Etichettato: Quantitative Tightening Around the Globe: What Have We Learned

Le prospettive complicate del Quantitative Tightening

Che ci aspettino tempi magri ormai è chiaro a tutti. Non tanto e non solo perché nessuno si aspetta che la crescita del prodotto globale sarà robusta – ci si accontenta di un ritmo capace di coprire il costo dei debiti – o perché le difficoltà politiche internazionali la mettono continuamente a rischio. Ma soprattutto perché si va essiccando sempre più la cornucopia che in quest’ultimo ventennio ha alimentato i sogni di grandezza di tutti i governi e riempito – letteralmente – di denaro i forzieri delle banche: il denaro di banca centrale.

Un bel paper del Nber, “Quantitative Tightening Around the Globe: What Have We Learned?” racconta con grande dovizia di dettagli i primi esiti del Quantitative Tightening (QT) che ormai ha preso il posto del Quantitative Easing (QE) delle banche centrali, i cui effetti si vedono nel rialzo dei tassi di interesse, e quindi dei rendimenti delle obbligazioni governative, e nel dimagrire dei bilanci delle banche centrali, che hanno pure iniziato a macinare perdite, essendo ancora imbottite di debito comprato con i tassi rasoterra che oggi vale assai meno di prima.

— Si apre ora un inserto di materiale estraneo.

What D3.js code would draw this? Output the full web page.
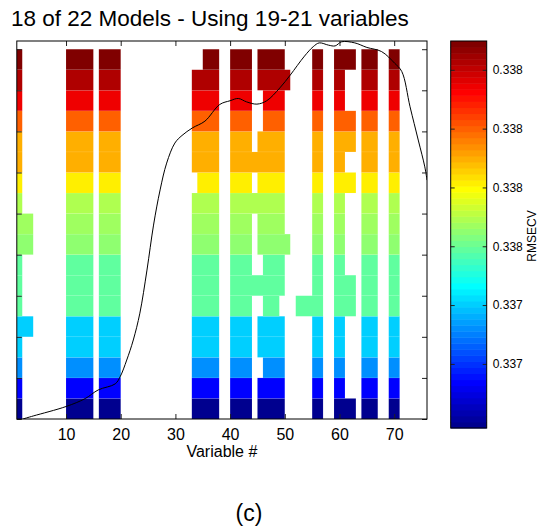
<!DOCTYPE html>
<html>
<head>
<meta charset="utf-8">
<script src="https://cdn.jsdelivr.net/npm/d3@7"></script>
<style>
  body { margin: 0; background: #fff; }
  text { font-family: "Liberation Sans", Arial, sans-serif; fill: #000; }
</style>
</head>
<body>
<svg id="chart" width="540" height="527"></svg>
<script>
// models, bottom (best RMSECV) to top
const models = d3.range(1, 19);
const rmsecv = [
  0.33699, 0.337136, 0.337322, 0.337403, 0.337403, 0.337589,
  0.337589, 0.337589, 0.33765, 0.33767, 0.337691, 0.337815,
  0.337897, 0.337897, 0.337999, 0.338144, 0.338226, 0.338291
];
// selected variable ranges per model [from, to]
const selected = [
  [[1,1],[10,14],[16,19],[33,37],[40,43],[45,49],[55,56],[59,62],[64,66],[69,70]],
  [[1,1],[10,14],[16,19],[33,37],[40,43],[45,49],[55,56],[59,60],[64,66],[69,70]],
  [[1,1],[10,14],[16,19],[33,37],[40,43],[46,49],[55,56],[59,60],[64,66],[69,70]],
  [[1,1],[10,14],[16,19],[33,37],[40,43],[45,49],[55,56],[59,60],[64,66],[69,70]],
  [[1,3],[10,14],[16,19],[33,37],[40,43],[45,49],[55,56],[59,60],[64,66],[69,70]],
  [[1,1],[10,14],[16,19],[33,37],[40,43],[46,48],[52,56],[59,62],[64,66],[69,70]],
  [[1,1],[10,14],[16,19],[33,37],[40,49],[55,56],[59,62],[64,66],[69,70]],
  [[1,1],[10,14],[16,19],[33,37],[40,43],[46,49],[55,56],[59,60],[64,66],[69,70]],
  [[1,3],[10,14],[16,19],[33,37],[40,43],[45,50],[55,56],[59,60],[64,66],[69,70]],
  [[1,3],[10,14],[16,19],[33,37],[40,43],[45,49],[55,56],[59,60],[64,66],[69,70]],
  [[1,1],[10,14],[16,19],[33,37],[40,49],[55,56],[59,60],[64,66],[69,70]],
  [[1,1],[10,14],[16,19],[34,37],[40,43],[45,49],[55,56],[59,62],[64,66],[69,70]],
  [[1,1],[10,14],[16,19],[33,37],[40,49],[55,56],[59,60],[64,66],[69,70]],
  [[1,1],[10,14],[16,19],[33,37],[40,43],[45,49],[55,56],[59,62],[64,66],[69,70]],
  [[1,1],[10,14],[16,19],[33,37],[40,43],[46,49],[55,56],[59,62],[64,66],[69,70]],
  [[1,1],[10,14],[16,19],[33,37],[40,43],[46,49],[55,56],[59,60],[64,66],[69,70]],
  [[1,1],[10,14],[16,19],[33,37],[40,43],[45,50],[55,56],[59,60],[64,66],[69,70]],
  [[1,1],[10,14],[16,19],[35,37],[40,43],[45,49],[55,56],[59,62],[64,66],[69,70]]
];
// mean spectrum overlay (variable #, normalised intensity)
const specX = [2.1, 4, 10, 13.5, 15.9, 19, 19.9, 21.1, 22.3, 23.5, 24.8, 26, 27.2, 28.4, 29.9,
  31.2, 33.1, 35.4, 38.1, 40, 41.5, 43, 44.9, 46.7, 49.1, 51, 53.6, 55.2, 56.3, 58, 59.2,
  60.4, 62.8, 65, 67.7, 70.1, 71.4, 72.9, 74.4, 75.6, 76];
const specY = [0, 0.008, 0.033, 0.054, 0.077, 0.093, 0.112, 0.156, 0.209, 0.28, 0.394, 0.513,
  0.606, 0.677, 0.73, 0.75, 0.77, 0.788, 0.832, 0.842, 0.848, 0.839, 0.833, 0.842, 0.876,
  0.91, 0.96, 0.985, 0.995, 0.989, 0.987, 0.998, 0.995, 0.983, 0.972, 0.941, 0.919, 0.826,
  0.738, 0.667, 0.632];
const xTicks = [10, 20, 30, 40, 50, 60, 70];
const yTicks = [0, 2, 4, 6, 8, 10, 12, 14, 16, 18];
const cbTicks = [0.3372, 0.3374, 0.3376, 0.3378, 0.338, 0.3382];
const cMin = 0.336982, cMax = 0.338298;

const L = 16.8, R = 427, T = 41, B = 419;
const svg = d3.select("#chart");

const x = d3.scaleLinear().domain([1, 76]).range([L, R]);
const y = d3.scaleLinear().domain([0, 18.4]).range([B, T]);
const ys = d3.scaleLinear().domain([0, 1]).range([B, T]);

function jet(t) {
  const c = (v) => Math.max(0, Math.min(1, v));
  return d3.rgb(255 * c(1.5 - Math.abs(4 * t - 3)),
                255 * c(1.5 - Math.abs(4 * t - 2)),
                255 * c(1.5 - Math.abs(4 * t - 1))).formatHex();
}
const jetColors = d3.range(1, 65).map((k) => jet(k / 64));
const color = d3.scaleQuantize().domain([cMin, cMax]).range(jetColors);

svg.append("clipPath").attr("id", "plot-clip")
  .append("rect").attr("x", L).attr("y", T).attr("width", R - L).attr("height", B - T);

// runs of selected variables, one rect each
const runs = [];
models.forEach((m, i) => {
  selected[i].forEach(([a, b]) => runs.push({ m: m, a: a, b: b, val: rmsecv[i] }));
});

svg.append("g").attr("clip-path", "url(#plot-clip)")
  .selectAll("rect")
  .data(runs)
  .enter()
  .append("rect")
  .attr("x", (d) => x(d.a))
  .attr("y", (d) => y(d.m))
  .attr("width", (d) => x(d.b + 1) - x(d.a))
  .attr("height", (d) => y(d.m - 1) - y(d.m))
  .style("fill", (d) => color(d.val))
  .style("stroke", "#fff")
  .style("stroke-opacity", 0.12)
  .style("stroke-width", 0.5);

// spectrum line
const line = d3.line()
  .x((d) => x(d[0]))
  .y((d) => ys(d[1]))
  .curve(d3.curveCatmullRom);

svg.append("path")
  .attr("clip-path", "url(#plot-clip)")
  .datum(specX.map((d, i) => [d, specY[i]]))
  .attr("d", line)
  .style("fill", "none")
  .style("stroke", "#000")
  .style("stroke-width", 1);

// axes (inward ticks on all sides)
function styleAxis(g) {
  g.select(".domain").remove();
  g.selectAll(".tick line").style("stroke", "#222");
}
svg.append("g").attr("transform", `translate(0,${B})`)
  .call(d3.axisBottom(x).tickValues(xTicks).tickSize(-5).tickPadding(10))
  .call(styleAxis)
  .selectAll("text").style("font-size", "16px");
svg.append("g").attr("transform", `translate(0,${T})`)
  .call(d3.axisTop(x).tickValues(xTicks).tickSize(-5).tickFormat(""))
  .call(styleAxis);
svg.append("g").attr("transform", `translate(${L},0)`)
  .call(d3.axisLeft(y).tickValues(yTicks).tickSize(-5).tickFormat(""))
  .call(styleAxis);
svg.append("g").attr("transform", `translate(${R},0)`)
  .call(d3.axisRight(y).tickValues(yTicks).tickSize(-5).tickFormat(""))
  .call(styleAxis);

svg.append("rect")
  .attr("x", L).attr("y", T).attr("width", R - L).attr("height", B - T)
  .style("fill", "none").style("stroke", "#000").style("stroke-width", 1);

// colorbar
const cbL = 450.7, cbR = 486.7;
const cb = d3.scaleLinear().domain([cMin, cMax]).range([428, 41]);
const step = (cMax - cMin) / 64;
svg.append("g")
  .selectAll("rect")
  .data(jetColors)
  .enter()
  .append("rect")
  .attr("x", cbL)
  .attr("width", cbR - cbL)
  .attr("y", (d, k) => cb(cMin + (k + 1) * step))
  .attr("height", (d, k) => cb(cMin + k * step) - cb(cMin + (k + 1) * step) + 0.5)
  .style("fill", (d) => d);

svg.append("g").attr("transform", `translate(${cbR},0)`)
  .call(d3.axisRight(cb).tickValues(cbTicks).tickSize(-4).tickPadding(6).tickFormat(d3.format(".3f")))
  .call(styleAxis)
  .selectAll("text").style("font-size", "12px");
svg.append("g").attr("transform", `translate(${cbL},0)`)
  .call(d3.axisLeft(cb).tickValues(cbTicks).tickSize(-4).tickFormat(""))
  .call(styleAxis);
svg.append("rect")
  .attr("x", cbL).attr("y", 41).attr("width", cbR - cbL).attr("height", 387)
  .style("fill", "none").style("stroke", "#000").style("stroke-width", 1);

// text
svg.append("text").attr("x", 11).attr("y", 26)
  .style("font-size", "22.5px").text("18 of 22 Models - Using 19-21 variables");
svg.append("text").attr("x", (L + R) / 2).attr("y", 457).attr("text-anchor", "middle")
  .style("font-size", "16px").text("Variable #");
svg.append("text").attr("transform", "translate(536,236) rotate(-90)").attr("text-anchor", "middle")
  .style("font-size", "12px").text("RMSECV");
svg.append("text").attr("x", 249).attr("y", 521).attr("text-anchor", "middle")
  .style("font-size", "23px").text("(c)");
</script>
</body>
</html>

Il dimagrimento di questi bilanci era ampiamente atteso. Non è stato repentino, ma deciso si, e gli effetti si possono intuire guardando il grafico sotto, che riepiloga questo alleggerimento nelle principali giurisdizioni osservate dagli autori dello studio.

Ciò ha provocato un aumento dei rendimenti. Anche questo previsto e quindi ampiamente atteso. Perciò non è stato particolarmente traumatico per l’autorità fiscale. A quanto pare il sistema finanziario internazionale, e in particolare gli acquirenti non bancari, è stato in grado di assorbire le nuove emissioni che sostituivano quelle scadute e non più acquistate dalle banche centrali.

Per il momento, quindi, il sistema si sta normalizzando senza troppi scossoni. Ciò non vuol dire che tali scossoni non possano emergere nei prossimi anni, quando il volume del dimagrimento dei bilanci delle banche centrali è destinato a crescere, specie di fronte a un’inflazione che seppure in regresso sembra ancora esprimere diversi rischi.

Dal grafico che apre questo post, si osserva che dal picco del 2021, quando i bilanci combinati delle banche centrali quotavano 8 trilioni, si prevede che si arriverà alla metà entro il 2025. Ciò significa che, in un contesto di debito che non accenna a diminuire, sarà necessario trovare sempre più soggetti disposti a sottoscriverlo, essendo venuta meno una grande categoria di acquirenti – le banche centrali – che per molti anni hanno calmierato le tensioni.

I mercati, insomma, dovranno far da soli. Fino a un certo punto, ovviamente. La premura con la quale le banche centrali lavorano per orientare le aspettative verso l’idea di una riduzione imminente dei tassi, fa capire che i guardiani della stabilità monetaria e finanziaria sono sempre pronti a interventi di qualche tipo. E anche questo i mercati lo sanno benissimo.

Di fronte a una crisi improvvisa, il QT può finire tranquillamente in stand by. Sempre che l’inflazione, più resistente di quanto sembri, non ci metta lo zampino. E questo magari può provocare sorprese assai poco gradite.